Planed on getting out early this morning but had a cold and slept in until 10:00 . Raked some leaves first off and did some honey dos . Didn't plan on going but something kept telling me today is the day to be in the woods. Around 1:00 I committed and was on the road by 1:30 heading west to my favorite hunting spot. As I was pulling into where I planned to hunt there where already two cars there ( one had PA tags ) . Not knowing where to go I decides since I was late and by myself I would hunt near the road in a area I haven't hunted in years. Walked down the road a hundred yards or so to a spot where deer paths cross the road and head to the fields. Followed a path back 70 yards and climbed the only tree in The area I could climb. This tree was very skinny and I only went up 10' just universal the under brush. As I was strapping my stand in I heard a dear running toward me through the woods. It was a doe being run by a spike, he was grunting the whole way bit wouldn't stop for my whistle. I would have been happy with either of these deer. Got my stuff pulled up and settle in. I called my wife to let her know I was in a different area than I planned. Looked at the time and it was 3:15. Looked over my shoulder for some reason toward the field and saw a deer moving through the woods on the same trail the others had followed. I saw it was a buck but didn't focus on his head gear. He closed the 50 yards fast and I whistled him to a stop at 25 yards. Perfect double lung and off he goes straight toward the road. He stops and wobbles and fell over in sight 50 yards from my stand 25 from the road. Climbed down and walked over to him WOW ...thanked the gods for blessing me and said my prayer . Gathered my stand and thing and then went to work field dressing. As I was driving back to pick him up another nice buck ran across the road at the very same spot. Got the deer and my stand into the truck and was heading home by 4:30 . Had a hell of a time getting him in the truck by myself lifted his head as high as I could and tide a strap around his neck and tied it off inside the truck bed then lifted his rear in. Love my crossbow performed very well, got it three days ago


----------



## dialout (Feb 5, 2011)

Very nice. Congratulations


----------



## jwfishn (Jul 8, 2009)

thats a good buck for public land.


----------



## chriscustom (Jun 17, 2006)

Thats speaks highly for public lands. I'm going to some public land in the morning.


----------



## NTKG (Aug 16, 2003)

great job!


----------



## flathead (Dec 18, 2003)

Great hunt !


----------



## Dewy (Jan 9, 2005)

Great buck man, congrats!


----------



## MrWiskers (Feb 25, 2006)

Thanks for all the replies guys very happy with him


----------



## Baxter (Jul 3, 2015)

Nice buck


----------



## letmefish (May 23, 2015)

Congrats on a very nice Buck!!!

Only problem with hunting on "Public Land" is that the deer typically go completely nocturnal. Usually if the area is getting A LOT of pressure they seem to disappear and come back after dark.

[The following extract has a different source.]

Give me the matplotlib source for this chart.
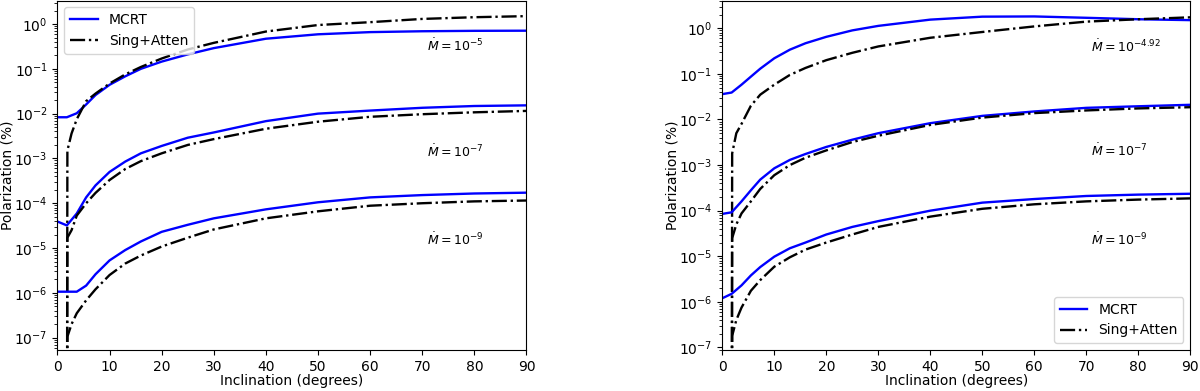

I have actually watched Deer leave a piece of Public Land just before sunrise and travel to neighboring tracts of land where hunting is not allowed. It's kinda funny to see it unfold. The hunters walk in on one side and the Deer walk out on the other side. Kinda like shift change at a large factory really.

A few years ago I watched a few Deer stand around and wait for sunset before crossing into a tract of Public Land where someone had setup a small food plot. It is as if they even know where the boundary lines are.

Many times a Hunting Club will lease a tract of land that is right next to Public Land because they know that all the hunting pressure will push the Deer onto the property that they have leased rights to hunt on.


----------



## Finger_Mullet (Aug 19, 2005)

Most people that hunt public land won't walk far enough in to get into good hunting. Most hunters are lazy and won't venture very far from the truck. We went hiking on Sunday at Burkhead Mountain at the Thornburg trailhead. We walked about a mile and a half in before my wife and son got tired. It looked like a really good spot to hunt but getting a deer out of there would be brutal. Maybe get a few people to go for the day would be the ticket. You can't use motor vehicles of any sort. Maybe a deer cart would be the way to go.

I have plenty of private land to hunt but it would be interesting to try my luck on the game lands maybe late in the season.

Darin


----------



## letmefish (May 23, 2015)

Finger,

That is very true, most hunters (or gun toters) are very lazy. They might not mind walking a while, but no way would they want to move a Deer carcass that far. They'd probably just cut off the hams and leave the rest. Oh and the Antlers too, don't want to leave those... they make a tasty soup Hehehe.

Late in the season on Public Land would be a real challenge as the Deer has all but been chased off by gun toters crashing through the bush. Sometimes 4 or 5 a day or more aimlessly walking through the same tract of land. I can't tell ya how many times I've been hunting on Public Land and some knucklehead (that I could hear from 300yds out) comes walking right through my spot. Then has the nerve to want to strike up a conversation. May as well, since you've chased off all the Deer for the morning. But on the flip side, I've used that to my advantage and let the knuckleheads push the Deer right to me

I could tell you lots of stories of some of the craziest things I've seen "gun toters" do while hunting on Public Land. Stupid things that a "real" Hunter would never even consider doing.

Hunters and Gun Toters, there is a BIG difference between the two!!!! Big difference!

Just cause some bozo puts on Camo clothing, and picks up a rifle or a shotgun doesn't make him a Hunter. It's folks like that, that give "real" hunters a bad name.

If you are willing to put in the work you could have a challenging but rewarding hunt on Public Land where others have failed. Late in the Season though, it'll take some effort. Then again, there's always "LUCK". Hehehe. 

If I had my choice though, I'd rather spend my time on Private Land. Much less chance of getting shot by some idiot gun toters.


----------